In anticipation of the 2010 VH1 Hip Hop Honors: The Dirty South, which airs on June 7, Complex and Miss Info have teamed with the network to celebrate this year's honorees with exclusive coverage.
On the ode to Miami's Dade County, "Born N Raised," Pitbull refers to Luke as "The King." Flipping through our list of "The 25 Greatest Luke Songs Of All Time," it's easy to see how the Miami legend attained the crown, with a legacy that includes fronting crossover bass heroes 2 Live Crew, starting one of the first successful independent hip-hop labels, and a reputation as a hypeman/personality/artist who inspired an entire generation of rappers and entrepreneurs. Complex sat down with the Bawse of M.I. Yayo, Rick Ross, who's preparing to release his fourth album, Teflon Don, in July, to get his thoughts on Uncle Luke. Read on for his memories, including his reaction to the first time he heard "We Want Some Pussy" as a teenager...

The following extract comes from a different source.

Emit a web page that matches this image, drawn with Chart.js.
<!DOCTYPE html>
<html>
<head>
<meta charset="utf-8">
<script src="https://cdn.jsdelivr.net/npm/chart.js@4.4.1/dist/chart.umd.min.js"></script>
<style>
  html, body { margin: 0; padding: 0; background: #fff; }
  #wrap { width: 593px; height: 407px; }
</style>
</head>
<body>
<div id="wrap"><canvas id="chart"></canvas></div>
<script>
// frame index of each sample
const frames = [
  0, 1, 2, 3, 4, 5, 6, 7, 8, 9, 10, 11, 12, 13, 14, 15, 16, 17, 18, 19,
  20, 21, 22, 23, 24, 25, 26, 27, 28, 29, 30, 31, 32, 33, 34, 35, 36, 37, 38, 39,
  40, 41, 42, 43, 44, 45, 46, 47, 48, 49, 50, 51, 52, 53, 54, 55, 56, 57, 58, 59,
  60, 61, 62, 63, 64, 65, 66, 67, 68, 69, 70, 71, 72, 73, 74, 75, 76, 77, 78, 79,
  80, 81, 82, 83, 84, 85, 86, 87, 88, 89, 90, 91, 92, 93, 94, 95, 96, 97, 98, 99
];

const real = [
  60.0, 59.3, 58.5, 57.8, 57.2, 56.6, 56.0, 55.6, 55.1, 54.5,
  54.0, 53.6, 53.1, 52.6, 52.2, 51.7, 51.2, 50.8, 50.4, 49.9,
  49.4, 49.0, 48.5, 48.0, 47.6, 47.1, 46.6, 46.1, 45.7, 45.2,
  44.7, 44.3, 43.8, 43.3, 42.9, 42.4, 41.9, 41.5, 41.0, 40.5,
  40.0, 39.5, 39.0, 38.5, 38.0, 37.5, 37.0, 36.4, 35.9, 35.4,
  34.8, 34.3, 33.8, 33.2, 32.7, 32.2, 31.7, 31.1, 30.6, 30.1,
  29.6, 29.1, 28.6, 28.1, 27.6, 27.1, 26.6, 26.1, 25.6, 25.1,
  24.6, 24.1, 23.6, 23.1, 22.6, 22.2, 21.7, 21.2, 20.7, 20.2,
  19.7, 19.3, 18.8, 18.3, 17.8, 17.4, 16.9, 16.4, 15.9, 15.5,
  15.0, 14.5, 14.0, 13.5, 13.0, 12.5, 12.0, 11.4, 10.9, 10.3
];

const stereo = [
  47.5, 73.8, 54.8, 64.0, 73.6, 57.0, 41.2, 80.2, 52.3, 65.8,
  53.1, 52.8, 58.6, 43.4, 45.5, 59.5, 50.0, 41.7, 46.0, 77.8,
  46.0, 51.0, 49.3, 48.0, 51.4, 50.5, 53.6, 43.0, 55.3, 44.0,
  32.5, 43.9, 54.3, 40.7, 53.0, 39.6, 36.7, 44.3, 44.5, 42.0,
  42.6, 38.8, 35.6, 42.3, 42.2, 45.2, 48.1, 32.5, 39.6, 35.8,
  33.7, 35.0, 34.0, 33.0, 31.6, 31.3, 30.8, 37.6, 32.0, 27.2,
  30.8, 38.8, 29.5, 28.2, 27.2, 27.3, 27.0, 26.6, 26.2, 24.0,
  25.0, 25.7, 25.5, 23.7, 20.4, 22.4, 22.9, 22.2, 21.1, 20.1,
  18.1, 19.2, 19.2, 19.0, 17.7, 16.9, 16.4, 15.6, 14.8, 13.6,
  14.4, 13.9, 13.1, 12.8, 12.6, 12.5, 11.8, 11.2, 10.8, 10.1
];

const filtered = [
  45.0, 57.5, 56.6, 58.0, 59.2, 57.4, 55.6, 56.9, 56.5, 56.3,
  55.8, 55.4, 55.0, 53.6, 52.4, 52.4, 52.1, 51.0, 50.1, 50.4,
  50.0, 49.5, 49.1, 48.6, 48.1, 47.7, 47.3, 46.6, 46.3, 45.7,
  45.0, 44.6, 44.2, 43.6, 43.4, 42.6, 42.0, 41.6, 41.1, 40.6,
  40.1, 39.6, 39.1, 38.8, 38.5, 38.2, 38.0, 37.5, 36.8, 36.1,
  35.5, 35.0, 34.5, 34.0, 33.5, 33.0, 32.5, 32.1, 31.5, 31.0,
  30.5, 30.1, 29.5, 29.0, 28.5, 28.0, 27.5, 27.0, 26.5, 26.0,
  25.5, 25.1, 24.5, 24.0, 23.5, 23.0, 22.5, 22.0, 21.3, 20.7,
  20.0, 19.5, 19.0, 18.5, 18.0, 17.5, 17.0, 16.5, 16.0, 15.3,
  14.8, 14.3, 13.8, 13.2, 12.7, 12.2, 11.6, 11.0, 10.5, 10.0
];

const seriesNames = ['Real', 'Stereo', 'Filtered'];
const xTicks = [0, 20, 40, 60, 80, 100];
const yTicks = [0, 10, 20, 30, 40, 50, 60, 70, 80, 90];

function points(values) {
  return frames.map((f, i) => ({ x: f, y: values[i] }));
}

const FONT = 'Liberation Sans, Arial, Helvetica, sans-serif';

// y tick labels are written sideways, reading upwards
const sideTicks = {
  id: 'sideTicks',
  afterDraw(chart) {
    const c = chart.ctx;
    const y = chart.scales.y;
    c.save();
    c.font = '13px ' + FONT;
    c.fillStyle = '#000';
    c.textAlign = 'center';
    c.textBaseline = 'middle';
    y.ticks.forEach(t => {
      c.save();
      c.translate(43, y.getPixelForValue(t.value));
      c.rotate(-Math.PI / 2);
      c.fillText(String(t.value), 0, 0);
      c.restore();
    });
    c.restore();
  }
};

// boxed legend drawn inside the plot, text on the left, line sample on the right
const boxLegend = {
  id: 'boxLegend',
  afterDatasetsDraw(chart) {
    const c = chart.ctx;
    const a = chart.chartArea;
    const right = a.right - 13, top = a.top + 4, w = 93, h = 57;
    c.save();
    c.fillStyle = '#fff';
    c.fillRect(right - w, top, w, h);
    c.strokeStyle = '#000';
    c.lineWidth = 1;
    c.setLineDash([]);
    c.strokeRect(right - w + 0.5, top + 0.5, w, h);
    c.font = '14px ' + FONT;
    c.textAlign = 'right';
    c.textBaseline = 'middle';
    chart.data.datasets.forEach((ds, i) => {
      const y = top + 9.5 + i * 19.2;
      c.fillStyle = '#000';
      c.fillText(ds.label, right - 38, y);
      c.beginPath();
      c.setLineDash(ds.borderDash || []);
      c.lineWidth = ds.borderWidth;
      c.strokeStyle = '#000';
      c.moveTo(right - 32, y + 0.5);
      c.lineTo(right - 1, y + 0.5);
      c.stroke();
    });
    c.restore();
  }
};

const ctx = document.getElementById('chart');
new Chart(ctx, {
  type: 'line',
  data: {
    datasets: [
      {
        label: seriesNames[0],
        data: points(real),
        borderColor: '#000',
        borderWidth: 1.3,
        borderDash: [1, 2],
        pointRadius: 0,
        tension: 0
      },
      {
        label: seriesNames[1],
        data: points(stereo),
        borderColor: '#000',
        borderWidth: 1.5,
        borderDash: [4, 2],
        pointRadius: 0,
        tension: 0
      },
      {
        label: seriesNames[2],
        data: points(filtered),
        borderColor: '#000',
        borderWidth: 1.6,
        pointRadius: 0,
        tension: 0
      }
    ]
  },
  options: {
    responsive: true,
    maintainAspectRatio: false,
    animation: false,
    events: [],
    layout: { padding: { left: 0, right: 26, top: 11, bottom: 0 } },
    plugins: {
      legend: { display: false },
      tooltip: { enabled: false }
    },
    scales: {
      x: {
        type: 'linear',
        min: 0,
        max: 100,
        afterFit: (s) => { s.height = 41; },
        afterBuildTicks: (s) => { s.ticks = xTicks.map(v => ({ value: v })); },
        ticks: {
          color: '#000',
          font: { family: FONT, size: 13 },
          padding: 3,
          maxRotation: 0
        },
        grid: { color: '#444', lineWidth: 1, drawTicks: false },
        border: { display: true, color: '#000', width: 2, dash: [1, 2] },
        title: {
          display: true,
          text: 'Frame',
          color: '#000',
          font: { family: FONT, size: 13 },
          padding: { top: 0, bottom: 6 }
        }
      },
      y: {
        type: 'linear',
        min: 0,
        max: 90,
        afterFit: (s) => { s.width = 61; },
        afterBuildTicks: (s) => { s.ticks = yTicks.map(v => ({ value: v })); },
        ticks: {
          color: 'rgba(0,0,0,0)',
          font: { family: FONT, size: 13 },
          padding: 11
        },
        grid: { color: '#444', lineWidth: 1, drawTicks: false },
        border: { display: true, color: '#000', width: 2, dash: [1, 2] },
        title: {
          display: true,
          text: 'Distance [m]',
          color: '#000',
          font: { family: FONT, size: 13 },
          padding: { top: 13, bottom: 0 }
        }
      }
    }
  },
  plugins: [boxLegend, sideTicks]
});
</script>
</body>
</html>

Interview by Brendan Frederick
Complex: Do your remember the first time you heard Luke's music?
Rick Ross: When I was younger, and they first hit the scene, it was all about Ghetto Style DJs. DJs in Miami was always big, so it used to be the battle of the DJs. R.I.P DJ Al. Used to be Sugarhill DJs, Ghetto Style DJs, Vicious Funk DJs, and Big Daddy Knok. So Ghetto Style DJs had the most speakers, and that's what Luke was, a DJ. So when everybody hears Luke making all that noise and getting crunk, we know him from being a DJ. So that's why when he became an artist and started tryin' to rap when he wasn't a rapper, it was a natural progression. He always made the parties live, and that's what you wanted to hear, so when I heard [Ross begins to sing] " Heyyyy, we want some pussy," although I was in elementary school, I didn't see it as obscene or vulgar. I was just looking at the fact that there was a dude from my 'hood who was living his dreams. He manufactured his own music, he distributed his own music, and I believe Luke was one of the first pioneers of being independent and an executive, and that's big in the game.
Complex: The influence of bass music on today's hip-hop seems to get overlooked a lot. Why do you think that is?
Rick Ross: There's a time when everyone evolves and moves on, and I think that's what it was. That was one of the greatest eras in Miami. He was selling maybe the most records from a single artist or act in Miami and I believe Luke Records may still hold that. So, to see Banned in USA going triple platinum...
Complex: You have any songs that are your favorites?
Rick Ross: Of course! He still inspires my music in some shape, form, or fashion—you have to understand, when I get up on the mic and speak my mind any time I feel like it, Luke Skywalker showed me how to do that. He didn't give a fuck and that's what it was. Records like "Move Somethin'" is timeless. You could YouTube that video right now and God bless the dead, but some of the biggest drug dealers that came from Miami made sure they were there. The Convertible Berts and the Big Ikes, the people you hear about in these songs, they was there on 15th Ave. when they had they jeans all the way down to their knees, with their arms crossed and reppin' the University of Miami. That pride was always instilled in Miami and it comes from Luke. When he was maybe the biggest Southern artist in the game, he was representing the Hurricanes.
Complex: You heard that he's being honored at the VH1 Hip-Hop Honors this year?
Rick Ross: Most definitely. I hope they honor him as an artist and an executive, being the face behind JT Money, Poison Clan, H-Town, even Professor Griff was signed there once, MC Shy D, Trick Daddy, Pitbull. I mean the list goes on and on. He was so instrumental in so many careers, and I tip my hat to him.